## Start Task input

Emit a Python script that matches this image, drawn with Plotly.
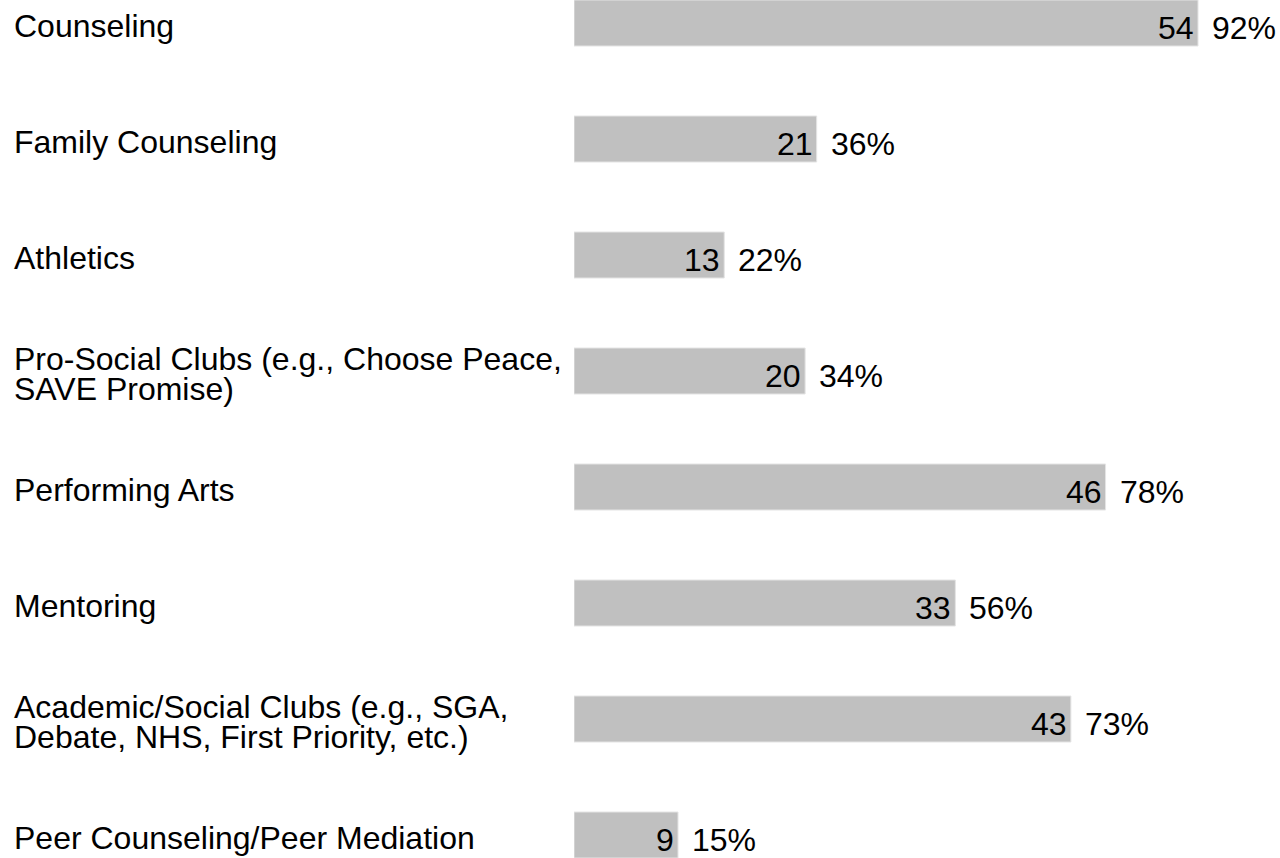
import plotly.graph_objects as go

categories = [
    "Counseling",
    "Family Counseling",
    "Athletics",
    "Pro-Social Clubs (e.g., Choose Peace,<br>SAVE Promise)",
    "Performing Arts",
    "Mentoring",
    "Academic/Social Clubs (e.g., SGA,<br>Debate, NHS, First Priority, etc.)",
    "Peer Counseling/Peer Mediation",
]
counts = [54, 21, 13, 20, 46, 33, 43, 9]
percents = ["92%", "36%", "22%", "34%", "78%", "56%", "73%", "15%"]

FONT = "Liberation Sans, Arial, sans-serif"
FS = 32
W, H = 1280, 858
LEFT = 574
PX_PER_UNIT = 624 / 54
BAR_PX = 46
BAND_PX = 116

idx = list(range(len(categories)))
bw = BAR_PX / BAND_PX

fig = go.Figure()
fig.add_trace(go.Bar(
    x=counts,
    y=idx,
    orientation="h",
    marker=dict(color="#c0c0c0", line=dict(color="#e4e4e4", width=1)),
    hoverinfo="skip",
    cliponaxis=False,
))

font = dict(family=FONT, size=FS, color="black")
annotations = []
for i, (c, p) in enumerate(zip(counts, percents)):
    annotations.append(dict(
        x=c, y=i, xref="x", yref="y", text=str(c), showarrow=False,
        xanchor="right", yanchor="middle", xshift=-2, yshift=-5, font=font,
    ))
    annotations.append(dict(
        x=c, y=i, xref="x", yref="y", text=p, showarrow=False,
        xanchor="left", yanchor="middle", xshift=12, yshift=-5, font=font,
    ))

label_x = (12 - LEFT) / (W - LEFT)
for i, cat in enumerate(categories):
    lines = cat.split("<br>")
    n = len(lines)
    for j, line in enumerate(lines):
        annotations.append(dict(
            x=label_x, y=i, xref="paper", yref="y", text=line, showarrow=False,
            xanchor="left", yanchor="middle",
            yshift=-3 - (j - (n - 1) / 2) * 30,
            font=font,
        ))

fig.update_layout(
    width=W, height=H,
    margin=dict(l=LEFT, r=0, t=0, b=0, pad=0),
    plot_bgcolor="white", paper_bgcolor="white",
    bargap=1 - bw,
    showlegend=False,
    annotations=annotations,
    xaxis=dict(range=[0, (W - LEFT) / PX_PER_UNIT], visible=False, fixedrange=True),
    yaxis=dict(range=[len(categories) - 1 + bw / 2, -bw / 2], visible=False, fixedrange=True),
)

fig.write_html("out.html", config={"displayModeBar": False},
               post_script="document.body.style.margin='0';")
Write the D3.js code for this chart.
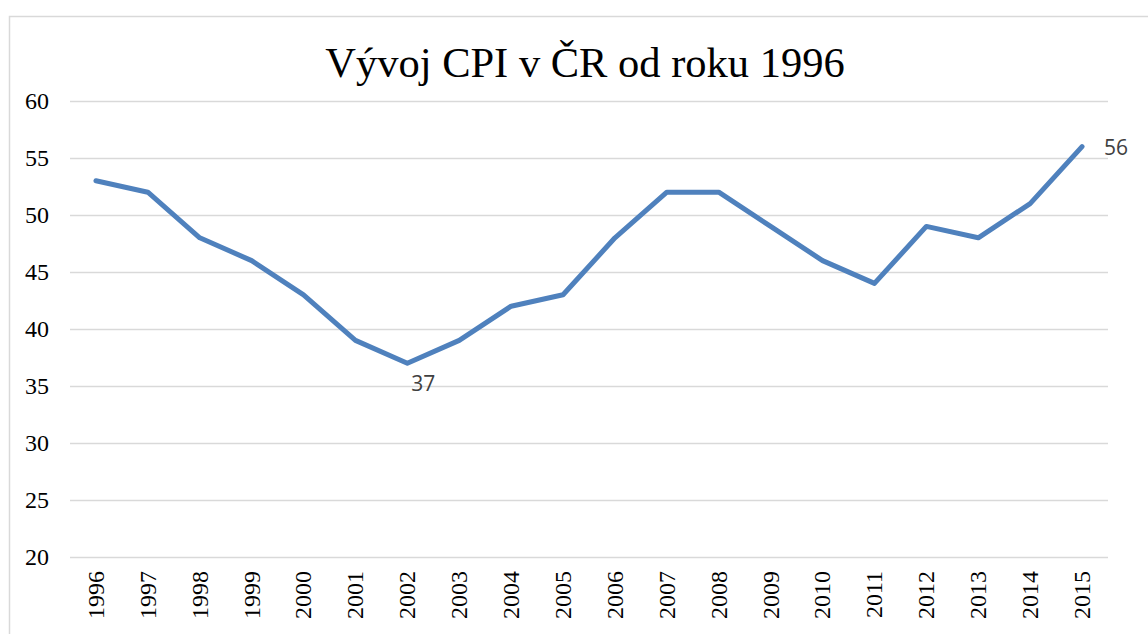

## End Task input

» What is asked
Leave images out of the retyped records; keep all else exact.

» Task answer
Emit a Python script that matches this image, drawn with Plotly.
import plotly.graph_objects as go

categories = [
    "Counseling",
    "Family Counseling",
    "Athletics",
    "Pro-Social Clubs (e.g., Choose Peace,<br>SAVE Promise)",
    "Performing Arts",
    "Mentoring",
    "Academic/Social Clubs (e.g., SGA,<br>Debate, NHS, First Priority, etc.)",
    "Peer Counseling/Peer Mediation",
]
counts = [54, 21, 13, 20, 46, 33, 43, 9]
percents = ["92%", "36%", "22%", "34%", "78%", "56%", "73%", "15%"]

FONT = "Liberation Sans, Arial, sans-serif"
FS = 32
W, H = 1280, 858
LEFT = 574
PX_PER_UNIT = 624 / 54
BAR_PX = 46
BAND_PX = 116

idx = list(range(len(categories)))
bw = BAR_PX / BAND_PX

fig = go.Figure()
fig.add_trace(go.Bar(
    x=counts,
    y=idx,
    orientation="h",
    marker=dict(color="#c0c0c0", line=dict(color="#e4e4e4", width=1)),
    hoverinfo="skip",
    cliponaxis=False,
))

font = dict(family=FONT, size=FS, color="black")
annotations = []
for i, (c, p) in enumerate(zip(counts, percents)):
    annotations.append(dict(
        x=c, y=i, xref="x", yref="y", text=str(c), showarrow=False,
        xanchor="right", yanchor="middle", xshift=-2, yshift=-5, font=font,
    ))
    annotations.append(dict(
        x=c, y=i, xref="x", yref="y", text=p, showarrow=False,
        xanchor="left", yanchor="middle", xshift=12, yshift=-5, font=font,
    ))

label_x = (12 - LEFT) / (W - LEFT)
for i, cat in enumerate(categories):
    lines = cat.split("<br>")
    n = len(lines)
    for j, line in enumerate(lines):
        annotations.append(dict(
            x=label_x, y=i, xref="paper", yref="y", text=line, showarrow=False,
            xanchor="left", yanchor="middle",
            yshift=-3 - (j - (n - 1) / 2) * 30,
            font=font,
        ))

fig.update_layout(
    width=W, height=H,
    margin=dict(l=LEFT, r=0, t=0, b=0, pad=0),
    plot_bgcolor="white", paper_bgcolor="white",
    bargap=1 - bw,
    showlegend=False,
    annotations=annotations,
    xaxis=dict(range=[0, (W - LEFT) / PX_PER_UNIT], visible=False, fixedrange=True),
    yaxis=dict(range=[len(categories) - 1 + bw / 2, -bw / 2], visible=False, fixedrange=True),
)

fig.write_html("out.html", config={"displayModeBar": False},
               post_script="document.body.style.margin='0';")
Write the D3.js code for this chart.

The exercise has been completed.